→ The problem
Please output every line of the material as it stands, without the pictures.

→ Recorded data
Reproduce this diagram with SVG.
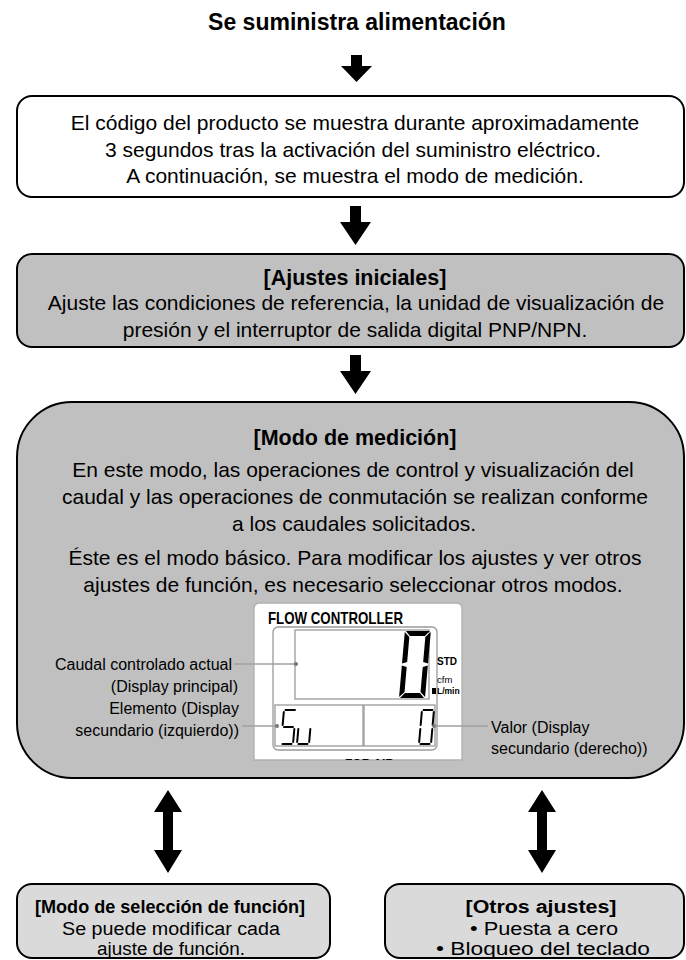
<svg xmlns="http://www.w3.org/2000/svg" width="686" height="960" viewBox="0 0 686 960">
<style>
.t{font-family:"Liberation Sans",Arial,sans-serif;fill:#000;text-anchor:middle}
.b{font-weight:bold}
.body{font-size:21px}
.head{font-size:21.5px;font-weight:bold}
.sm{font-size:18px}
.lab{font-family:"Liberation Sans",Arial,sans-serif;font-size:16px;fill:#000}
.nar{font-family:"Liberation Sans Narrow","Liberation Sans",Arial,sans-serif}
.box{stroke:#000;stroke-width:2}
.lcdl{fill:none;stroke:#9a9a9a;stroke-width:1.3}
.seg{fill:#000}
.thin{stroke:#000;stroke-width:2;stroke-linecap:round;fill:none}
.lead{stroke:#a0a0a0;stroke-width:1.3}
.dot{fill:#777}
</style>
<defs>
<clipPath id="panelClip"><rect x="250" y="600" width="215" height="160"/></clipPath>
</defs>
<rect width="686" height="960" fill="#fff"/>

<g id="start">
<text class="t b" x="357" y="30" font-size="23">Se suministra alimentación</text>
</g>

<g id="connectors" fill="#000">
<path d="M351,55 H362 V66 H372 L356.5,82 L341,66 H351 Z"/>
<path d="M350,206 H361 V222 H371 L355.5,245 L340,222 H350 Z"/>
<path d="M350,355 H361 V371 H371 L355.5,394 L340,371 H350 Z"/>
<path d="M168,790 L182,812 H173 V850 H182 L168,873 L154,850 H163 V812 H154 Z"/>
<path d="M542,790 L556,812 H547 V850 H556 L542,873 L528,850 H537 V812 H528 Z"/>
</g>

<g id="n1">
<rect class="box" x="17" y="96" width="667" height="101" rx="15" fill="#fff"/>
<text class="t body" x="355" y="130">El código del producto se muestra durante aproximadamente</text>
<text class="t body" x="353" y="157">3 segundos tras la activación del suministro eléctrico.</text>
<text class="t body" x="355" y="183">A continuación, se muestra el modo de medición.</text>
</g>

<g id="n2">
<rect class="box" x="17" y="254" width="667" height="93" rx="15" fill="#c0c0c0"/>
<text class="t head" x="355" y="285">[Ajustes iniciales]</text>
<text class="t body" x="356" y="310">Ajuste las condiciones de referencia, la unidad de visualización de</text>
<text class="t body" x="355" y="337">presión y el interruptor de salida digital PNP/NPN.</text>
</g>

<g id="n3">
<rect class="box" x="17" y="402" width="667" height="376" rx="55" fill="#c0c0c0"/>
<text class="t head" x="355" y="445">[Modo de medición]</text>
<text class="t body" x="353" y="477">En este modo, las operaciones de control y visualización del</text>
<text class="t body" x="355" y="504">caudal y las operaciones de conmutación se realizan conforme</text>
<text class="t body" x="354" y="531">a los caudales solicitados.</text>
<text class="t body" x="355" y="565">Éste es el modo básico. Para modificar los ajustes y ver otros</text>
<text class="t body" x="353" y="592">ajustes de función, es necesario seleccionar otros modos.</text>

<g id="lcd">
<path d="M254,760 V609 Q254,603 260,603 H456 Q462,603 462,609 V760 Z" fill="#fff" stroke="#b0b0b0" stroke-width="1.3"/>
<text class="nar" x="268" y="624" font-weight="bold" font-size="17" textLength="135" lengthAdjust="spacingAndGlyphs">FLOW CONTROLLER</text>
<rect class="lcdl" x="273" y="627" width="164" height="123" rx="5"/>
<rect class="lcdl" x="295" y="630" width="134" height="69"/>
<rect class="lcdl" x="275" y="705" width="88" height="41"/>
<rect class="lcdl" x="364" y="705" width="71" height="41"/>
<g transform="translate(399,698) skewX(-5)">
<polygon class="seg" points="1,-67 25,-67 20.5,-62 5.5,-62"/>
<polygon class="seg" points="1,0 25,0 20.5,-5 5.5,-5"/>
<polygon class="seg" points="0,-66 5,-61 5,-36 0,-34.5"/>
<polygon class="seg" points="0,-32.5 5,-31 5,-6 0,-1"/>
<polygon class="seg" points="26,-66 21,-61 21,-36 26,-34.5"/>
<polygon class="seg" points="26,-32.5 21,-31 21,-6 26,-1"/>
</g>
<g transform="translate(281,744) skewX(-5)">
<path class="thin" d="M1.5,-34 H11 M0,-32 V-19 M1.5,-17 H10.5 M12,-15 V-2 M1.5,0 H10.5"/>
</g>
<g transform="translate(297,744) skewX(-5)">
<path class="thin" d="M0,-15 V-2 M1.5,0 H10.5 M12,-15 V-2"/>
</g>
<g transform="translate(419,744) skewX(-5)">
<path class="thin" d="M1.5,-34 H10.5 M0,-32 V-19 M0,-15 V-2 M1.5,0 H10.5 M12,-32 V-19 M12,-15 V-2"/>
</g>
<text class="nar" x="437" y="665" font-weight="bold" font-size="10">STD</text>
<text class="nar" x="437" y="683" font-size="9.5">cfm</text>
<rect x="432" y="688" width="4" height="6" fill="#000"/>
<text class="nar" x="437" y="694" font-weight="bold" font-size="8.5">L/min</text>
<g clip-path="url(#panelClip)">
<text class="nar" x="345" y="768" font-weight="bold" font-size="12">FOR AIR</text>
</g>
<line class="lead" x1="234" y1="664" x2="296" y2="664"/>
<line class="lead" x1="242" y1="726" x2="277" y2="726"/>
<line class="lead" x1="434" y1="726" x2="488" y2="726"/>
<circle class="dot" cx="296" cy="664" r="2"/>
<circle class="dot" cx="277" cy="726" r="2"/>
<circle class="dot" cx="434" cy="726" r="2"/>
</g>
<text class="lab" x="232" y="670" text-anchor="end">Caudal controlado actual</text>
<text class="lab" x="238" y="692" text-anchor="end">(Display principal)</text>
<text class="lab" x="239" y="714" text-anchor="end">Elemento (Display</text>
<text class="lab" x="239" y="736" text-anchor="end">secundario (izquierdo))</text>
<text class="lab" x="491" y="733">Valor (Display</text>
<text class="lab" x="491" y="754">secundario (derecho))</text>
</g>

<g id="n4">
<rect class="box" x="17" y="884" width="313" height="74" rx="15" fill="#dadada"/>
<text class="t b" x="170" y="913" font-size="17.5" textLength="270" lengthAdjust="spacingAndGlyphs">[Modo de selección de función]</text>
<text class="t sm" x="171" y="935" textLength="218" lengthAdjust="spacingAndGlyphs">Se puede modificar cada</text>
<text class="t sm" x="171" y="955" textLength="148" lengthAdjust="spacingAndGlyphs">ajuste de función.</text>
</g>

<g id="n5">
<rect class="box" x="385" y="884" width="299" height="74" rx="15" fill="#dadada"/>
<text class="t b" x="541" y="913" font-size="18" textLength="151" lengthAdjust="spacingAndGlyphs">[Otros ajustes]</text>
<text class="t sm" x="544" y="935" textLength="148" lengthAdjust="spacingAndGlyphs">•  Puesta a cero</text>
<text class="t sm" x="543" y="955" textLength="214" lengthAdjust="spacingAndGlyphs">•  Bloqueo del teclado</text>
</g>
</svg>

→ Completed task
Reproduce this diagram with SVG.
<svg xmlns="http://www.w3.org/2000/svg" width="686" height="960" viewBox="0 0 686 960">
<style>
.t{font-family:"Liberation Sans",Arial,sans-serif;fill:#000;text-anchor:middle}
.b{font-weight:bold}
.body{font-size:21px}
.head{font-size:21.5px;font-weight:bold}
.sm{font-size:18px}
.lab{font-family:"Liberation Sans",Arial,sans-serif;font-size:16px;fill:#000}
.nar{font-family:"Liberation Sans Narrow","Liberation Sans",Arial,sans-serif}
.box{stroke:#000;stroke-width:2}
.lcdl{fill:none;stroke:#9a9a9a;stroke-width:1.3}
.seg{fill:#000}
.thin{stroke:#000;stroke-width:2;stroke-linecap:round;fill:none}
.lead{stroke:#a0a0a0;stroke-width:1.3}
.dot{fill:#777}
</style>
<defs>
<clipPath id="panelClip"><rect x="250" y="600" width="215" height="160"/></clipPath>
</defs>
<rect width="686" height="960" fill="#fff"/>

<g id="start">
<text class="t b" x="357" y="30" font-size="23">Se suministra alimentación</text>
</g>

<g id="connectors" fill="#000">
<path d="M351,55 H362 V66 H372 L356.5,82 L341,66 H351 Z"/>
<path d="M350,206 H361 V222 H371 L355.5,245 L340,222 H350 Z"/>
<path d="M350,355 H361 V371 H371 L355.5,394 L340,371 H350 Z"/>
<path d="M168,790 L182,812 H173 V850 H182 L168,873 L154,850 H163 V812 H154 Z"/>
<path d="M542,790 L556,812 H547 V850 H556 L542,873 L528,850 H537 V812 H528 Z"/>
</g>

<g id="n1">
<rect class="box" x="17" y="96" width="667" height="101" rx="15" fill="#fff"/>
<text class="t body" x="355" y="130">El código del producto se muestra durante aproximadamente</text>
<text class="t body" x="353" y="157">3 segundos tras la activación del suministro eléctrico.</text>
<text class="t body" x="355" y="183">A continuación, se muestra el modo de medición.</text>
</g>

<g id="n2">
<rect class="box" x="17" y="254" width="667" height="93" rx="15" fill="#c0c0c0"/>
<text class="t head" x="355" y="285">[Ajustes iniciales]</text>
<text class="t body" x="356" y="310">Ajuste las condiciones de referencia, la unidad de visualización de</text>
<text class="t body" x="355" y="337">presión y el interruptor de salida digital PNP/NPN.</text>
</g>

<g id="n3">
<rect class="box" x="17" y="402" width="667" height="376" rx="55" fill="#c0c0c0"/>
<text class="t head" x="355" y="445">[Modo de medición]</text>
<text class="t body" x="353" y="477">En este modo, las operaciones de control y visualización del</text>
<text class="t body" x="355" y="504">caudal y las operaciones de conmutación se realizan conforme</text>
<text class="t body" x="354" y="531">a los caudales solicitados.</text>
<text class="t body" x="355" y="565">Éste es el modo básico. Para modificar los ajustes y ver otros</text>
<text class="t body" x="353" y="592">ajustes de función, es necesario seleccionar otros modos.</text>

<g id="lcd">
<path d="M254,760 V609 Q254,603 260,603 H456 Q462,603 462,609 V760 Z" fill="#fff" stroke="#b0b0b0" stroke-width="1.3"/>
<text class="nar" x="268" y="624" font-weight="bold" font-size="17" textLength="135" lengthAdjust="spacingAndGlyphs">FLOW CONTROLLER</text>
<rect class="lcdl" x="273" y="627" width="164" height="123" rx="5"/>
<rect class="lcdl" x="295" y="630" width="134" height="69"/>
<rect class="lcdl" x="275" y="705" width="88" height="41"/>
<rect class="lcdl" x="364" y="705" width="71" height="41"/>
<g transform="translate(399,698) skewX(-5)">
<polygon class="seg" points="1,-67 25,-67 20.5,-62 5.5,-62"/>
<polygon class="seg" points="1,0 25,0 20.5,-5 5.5,-5"/>
<polygon class="seg" points="0,-66 5,-61 5,-36 0,-34.5"/>
<polygon class="seg" points="0,-32.5 5,-31 5,-6 0,-1"/>
<polygon class="seg" points="26,-66 21,-61 21,-36 26,-34.5"/>
<polygon class="seg" points="26,-32.5 21,-31 21,-6 26,-1"/>
</g>
<g transform="translate(281,744) skewX(-5)">
<path class="thin" d="M1.5,-34 H11 M0,-32 V-19 M1.5,-17 H10.5 M12,-15 V-2 M1.5,0 H10.5"/>
</g>
<g transform="translate(297,744) skewX(-5)">
<path class="thin" d="M0,-15 V-2 M1.5,0 H10.5 M12,-15 V-2"/>
</g>
<g transform="translate(419,744) skewX(-5)">
<path class="thin" d="M1.5,-34 H10.5 M0,-32 V-19 M0,-15 V-2 M1.5,0 H10.5 M12,-32 V-19 M12,-15 V-2"/>
</g>
<text class="nar" x="437" y="665" font-weight="bold" font-size="10">STD</text>
<text class="nar" x="437" y="683" font-size="9.5">cfm</text>
<rect x="432" y="688" width="4" height="6" fill="#000"/>
<text class="nar" x="437" y="694" font-weight="bold" font-size="8.5">L/min</text>
<g clip-path="url(#panelClip)">
<text class="nar" x="345" y="768" font-weight="bold" font-size="12">FOR AIR</text>
</g>
<line class="lead" x1="234" y1="664" x2="296" y2="664"/>
<line class="lead" x1="242" y1="726" x2="277" y2="726"/>
<line class="lead" x1="434" y1="726" x2="488" y2="726"/>
<circle class="dot" cx="296" cy="664" r="2"/>
<circle class="dot" cx="277" cy="726" r="2"/>
<circle class="dot" cx="434" cy="726" r="2"/>
</g>
<text class="lab" x="232" y="670" text-anchor="end">Caudal controlado actual</text>
<text class="lab" x="238" y="692" text-anchor="end">(Display principal)</text>
<text class="lab" x="239" y="714" text-anchor="end">Elemento (Display</text>
<text class="lab" x="239" y="736" text-anchor="end">secundario (izquierdo))</text>
<text class="lab" x="491" y="733">Valor (Display</text>
<text class="lab" x="491" y="754">secundario (derecho))</text>
</g>

<g id="n4">
<rect class="box" x="17" y="884" width="313" height="74" rx="15" fill="#dadada"/>
<text class="t b" x="170" y="913" font-size="17.5" textLength="270" lengthAdjust="spacingAndGlyphs">[Modo de selección de función]</text>
<text class="t sm" x="171" y="935" textLength="218" lengthAdjust="spacingAndGlyphs">Se puede modificar cada</text>
<text class="t sm" x="171" y="955" textLength="148" lengthAdjust="spacingAndGlyphs">ajuste de función.</text>
</g>

<g id="n5">
<rect class="box" x="385" y="884" width="299" height="74" rx="15" fill="#dadada"/>
<text class="t b" x="541" y="913" font-size="18" textLength="151" lengthAdjust="spacingAndGlyphs">[Otros ajustes]</text>
<text class="t sm" x="544" y="935" textLength="148" lengthAdjust="spacingAndGlyphs">•  Puesta a cero</text>
<text class="t sm" x="543" y="955" textLength="214" lengthAdjust="spacingAndGlyphs">•  Bloqueo del teclado</text>
</g>
</svg>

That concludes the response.